La esfera de la acción divina, en cuanto a su relación con la redención, está más allá de los límites del reino de la muerte; y cuando Satanás ha agotado toda su potencia, Dios empieza a manifestarse. La tumba es el término de la actividad del diablo, pero allí comienza a manifestarse la actividad de Dios.
¡Gloriosa verdad! Satanás tiene poder de la muerte, pero Dios es el Dios de los vivos, y comunica una vida que está más allá del alcance y del poder de la muerte, una vida que Satanás no puede tocar. El corazón del creyente encuentra así un dulce alivio en medio de un mundo donde reina la muerte, y contempla sin temor a Satanás desplegando toda la plenitud de su poder. Puede apoyarse confiadamente sobre la potente intervención de Dios en la resurrección. Se detiene delante de la tumba que acaba de cerrarse sobre algún ser amado, y recoge, de la boca de Aquel que es “La resurrección y la vida”, la bienaventurada certeza de una gloriosa inmortalidad. Sabiendo que Dios es más fuerte que Satanás, el creyente puede esperar en paz la plena manifestación del poder superior de Dios, y esperando así, apropiarse la victoria de Dios y la paz asegurada que ella trae consigo. Los primeros versículos de este capítulo nos ofrecen un hermoso ejemplo de esta potencia de la fe.

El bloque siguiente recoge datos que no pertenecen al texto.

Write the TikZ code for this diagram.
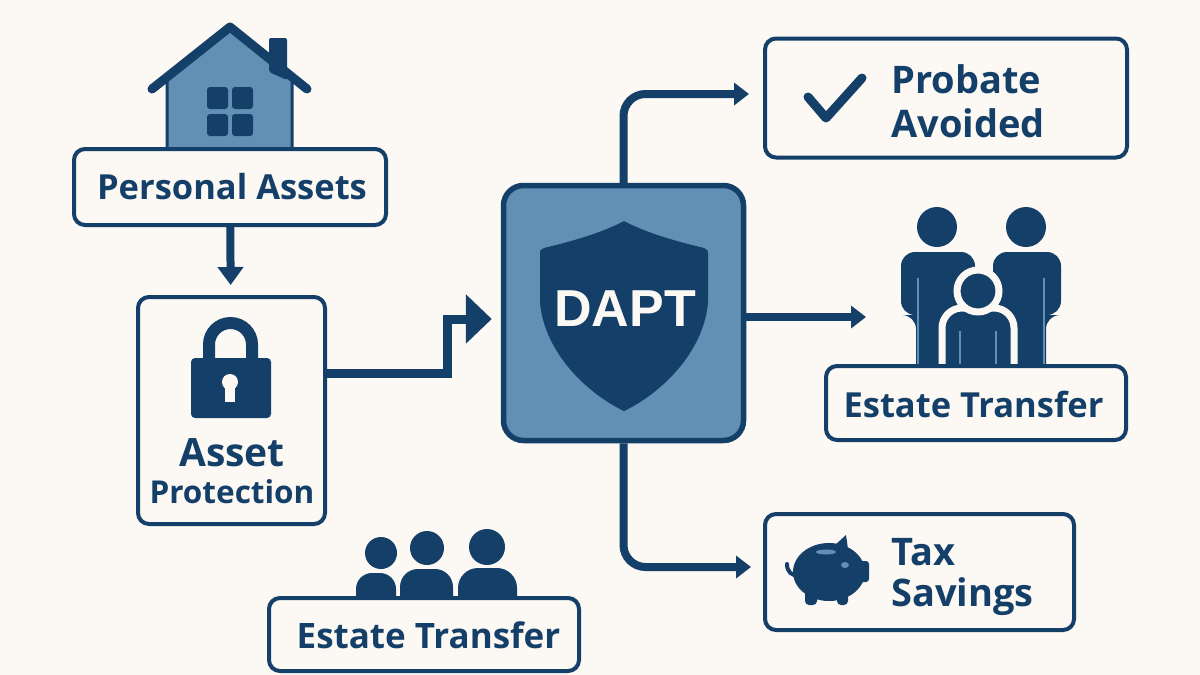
\documentclass[tikz,border=0pt]{standalone}
\usepackage{fontspec}
\setmainfont{Open Sans}
\newfontfamily\dapffont{Liberation Sans}
\usepackage{tikz}
\usetikzlibrary{positioning,arrows.meta}
\definecolor{navyclr}{HTML}{143F69}
\definecolor{midclr}{HTML}{6290B5}
\definecolor{paperclr}{HTML}{FCF8F3}
\tikzset{ %
  ,>=latex
  ,every node/.style={font=\bfseries\fontsize{34.5}{43}\selectfont, text=navyclr}
  ,card/.style={draw=navyclr, line width=4pt, rounded corners=11pt, fill=paperclr, inner sep=0}
  ,label/.style={inner sep=0, align=left, font=\bfseries\fontsize{38}{44}\selectfont}
  ,flow/.style={draw=navyclr, line width=8pt, -{Triangle[length=15pt,width=22pt]}}
  ,gap line/.style={draw=midclr, line width=2pt}
}

\begin{document}
\begin{tikzpicture}[x=1pt, y=-1pt]
      \useasboundingbox[fill=paperclr] (0,0) rectangle (1200,675);
      % house
      \fill[midclr, draw=navyclr, line width=3pt] (167,150) -- (167,75) -- (230,30) -- (292,75) -- (292,150) -- cycle;
      \fill[navyclr, rounded corners=2pt] (269,72) -- (269,38) -- (287,38) -- (287,80) -- cycle;
      \draw[navyclr, line width=9pt, line cap=round, line join=round] (152,89) -- (230,27) -- (307,89);
      \foreach \px/\py in {207/87, 232/87, 207/114, 232/114}
        \fill[navyclr, rounded corners=3pt] (\px,\py) rectangle ++(21,22);
      % parents and child
      \fill[navyclr] (937,227) circle (20) (1026,227) circle (20);
      \fill[navyclr, rounded corners=14pt] (901,315) -- (901,252) -- (975,252) -- (975,385) -- (916,385) -- (916,315) -- cycle;
      \fill[navyclr, rounded corners=14pt] (1061,315) -- (1061,252) -- (993,252) -- (993,385) -- (1046,385) -- (1046,315) -- cycle;
      \draw[gap line] (918,278) -- (918,364) (1044,278) -- (1044,364);
      \fill[navyclr, draw=paperclr, line width=7pt, rounded corners=20pt] (942,390) -- (942,308) -- (1014,308) -- (1014,390);
      \fill[navyclr, draw=paperclr, line width=7pt] (978,291) circle (21);
      \draw[gap line] (960,331) -- (960,364) (996,331) -- (996,364);
      % children row
      \fill[navyclr] (381,553) circle (16) (427,548) circle (17) (487,547) circle (18);
      \fill[navyclr, rounded corners=16pt] (356,620) -- (356,573) -- (396,573) -- (396,620) -- cycle;
      \fill[navyclr, rounded corners=18pt] (400,620) -- (400,569) -- (453,569) -- (453,620) -- cycle;
      \fill[navyclr, rounded corners=20pt] (458,620) -- (458,568) -- (517,568) -- (517,620) -- cycle;

      \node[card, minimum width=312pt, minimum height=76pt] (assets) at (230,187) {};
      \node[label, font=\bfseries\fontsize{34.5}{43}\selectfont] (assetslbl) at (232,187) {Personal Assets};
      \node[card, minimum width=187pt, minimum height=227pt, below=68pt of assets, xshift=1.5pt] (protect) {};
      \node[label, font=\bfseries\fontsize{39}{44}\selectfont] (assetlbl) at (232,453) {Asset};
      \node[label, font=\bfseries\fontsize{31.5}{38}\selectfont, below=12pt of assetlbl] (protectlbl) {Protection};
      \node[card, line width=5.5pt, fill=midclr, rounded corners=20pt, minimum width=240pt, minimum height=255pt] (dapt) at (623.5,313) {};
      \node[card, minimum width=362pt, minimum height=119pt] (probate) at (946,98) {};
      \node[label, anchor=west] (probatelbl) at (891,101) {Probate\\Avoided};
      \node[card, minimum width=300pt, minimum height=74pt] (estate) at (976,403) {};
      \node[label, font=\bfseries\fontsize{34.5}{43}\selectfont] (estatelbl) at (973.5,404) {Estate Transfer};
      \node[card, minimum width=309pt, minimum height=116pt] (tax) at (919.5,572) {};
      \node[label, anchor=west] (taxlbl) at (891,577) {Tax\\[-3pt]Savings};
      \node[card, minimum width=310pt, minimum height=73pt] (estatetoo) at (424,634.5) {};
      \node[label, font=\bfseries\fontsize{35}{43}\selectfont] (estatetoolbl) at (428.5,635) {Estate Transfer};
      \coordinate (family) at (866,317);
      \coordinate (kink) at (447,319);

      % lock
      \draw[navyclr, line width=12pt] (209,360) -- (209,344.5) arc[start angle=180, end angle=360, radius=21.5] -- (252,360);
      \fill[navyclr, rounded corners=4pt] (191,358) rectangle (271,418);
      \fill[paperclr] (230,382) circle (8);
      \fill[paperclr] (225,382) rectangle (235,402);
      % shield
      \fill[navyclr] (624,221) .. controls (600,234) and (565,243) .. (544,248) .. controls (541,249) and (540,250) .. (540,254) -- (540,303) .. controls (545,355) and (590,395) .. (624,411) .. controls (658,395) and (703,355) .. (708,303) -- (708,254) .. controls (708,250) and (707,249) .. (704,248) .. controls (683,243) and (648,234) .. (624,221) -- cycle;
      \node[font=\dapffont\bfseries\fontsize{52}{52}\selectfont, text=paperclr, inner sep=0] (daptlbl) at (625,309) {DAPT};
      % check mark
      \draw[navyclr, line width=9pt, line cap=round, line join=round] (808,97) -- (826,118) -- (862,78);
      % piggy
      \fill[navyclr] (829,572) ellipse (36 and 29);
      \fill[navyclr, rounded corners=3pt] (855,561) rectangle (869,582);
      \fill[navyclr] (834,546) -- (846,535) -- (849,556) -- cycle;
      \fill[navyclr, rounded corners=4pt] (805,590) rectangle (817,605) (837,590) rectangle (848,605);
      \draw[navyclr, line width=4pt, line cap=round] (787,564) .. controls (787,572) and (792,576) .. (798,575);
      \fill[midclr] (826,552) ellipse (10 and 2.5) (845,565) ellipse (4 and 3);

      % connectors
      \draw[flow, -{Triangle[length=18pt,width=25pt]}, shorten >=10pt] (assets) -- (protect);
      \draw[flow, line width=9pt, -{Triangle[length=26pt,width=48pt]}, shorten >=9pt] ([yshift=37pt]protect.east) -| (kink) -- ([yshift=-6pt]dapt.west);
      \draw[flow, rounded corners=22pt, shorten >=14pt] (dapt.north) |- ([yshift=4pt]probate.west);
      \draw[flow] ([yshift=-4pt]dapt.east) -- (family);
      \draw[flow, rounded corners=22pt, shorten >=12pt] (dapt.south) |- ([yshift=5pt]tax.west);
\end{tikzpicture}
\end{document}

“Un varón de la familia de Leví fue y tomó por mujer a una hija de Leví, la cual concibió, y dio a luz un hijo; y viéndola que era hermoso, le tuvo escondido tres meses. Pero no pudiendo ocultarle más tiempo, tomo una arquilla de juncos y la calafateó con asfalto y brea, y coloco en ella al niño y lo puso en un carrizal a la orilla del río. Y una hermana suya se puso a lo lejos, para ver lo que acontecía” (v. 1-4).
De cualquier manera que contemplamos esta escena, la vemos llena de un vivo interés. Vemos a la fe triunfando de las influencias de la naturaleza y de la muerte, permitiendo al Dios de la resurrección que obre en la esfera y según el carácter que le son propios. Sin duda alguna, el poder del enemigo se muestra también de una manera evidente, por cuanto fue necesario que el niño se encontrara en tal posición, posición de muerte en principio. Además, una espada traspasó el corazón de la madre cuando ve al hijo amado acostado en una pequeña tumba. Pero si Satanás podía obrar, si la naturaleza, encarnada en la madre, lloraba, el que vivifica los muertos estaba detrás de la nube sombría y la fe le contemplaba allí. “Por la fe Moisés, cuando nació fue escondido por sus padres por tres meses, porque le vieron niño hermoso, y no tuvieron el decreto del rey” (Hebreos 11:23).
Por este hecho, la noble hija de Leví nos da una santa lección. Su “arquilla de juncos, calafeteada con asfalto y brea”, proclama la confianza que ella tenía en la verdad que había alguna otra cosa que —como en otros tiempos para Noé, “el pregonero de justicia”— podía defender ese “niño hermoso” de las aguas de la muerte. En efecto, la arquilla de juncos, ¿era solamente la invención humana, creada por la provisión del corazón de la madre que alimenta la dulce, pero quimera, esperanza de arrebatar su tesoro de las manos despiadadas de la muerte por el agua? ¿No era más bien la fe quien la formo para ser un bajel de misericordia, para llevar con toda seguridad a “un niño hermoso” por encima de las sombrías aguas de la muerte, el lugar que le había sido destinado por decreto inmutable del Dios vivo? Cuando contemplamos a la hija de Leví, inclinada sobre la arquilla de juncos que su fe ha construido, dejando allí a su hijo, vemos en ella como la imagen de la fe que, elevándose atrevidamente por encima de este mundo de desolación y muerte, atraviesa, con su mirada de águila, las sombrías nubes que se ciernen sobre una tumba, viendo al Dios de la resurrección cumplir sus designios eternos, en una esfera donde las flechas de la muerte no pueden llegar jamás. Apoyada sobre “la Roca de los siglos”, espera en actitud de triunfo, mientras que las olas de muerte braman y se estrellan a sus pies.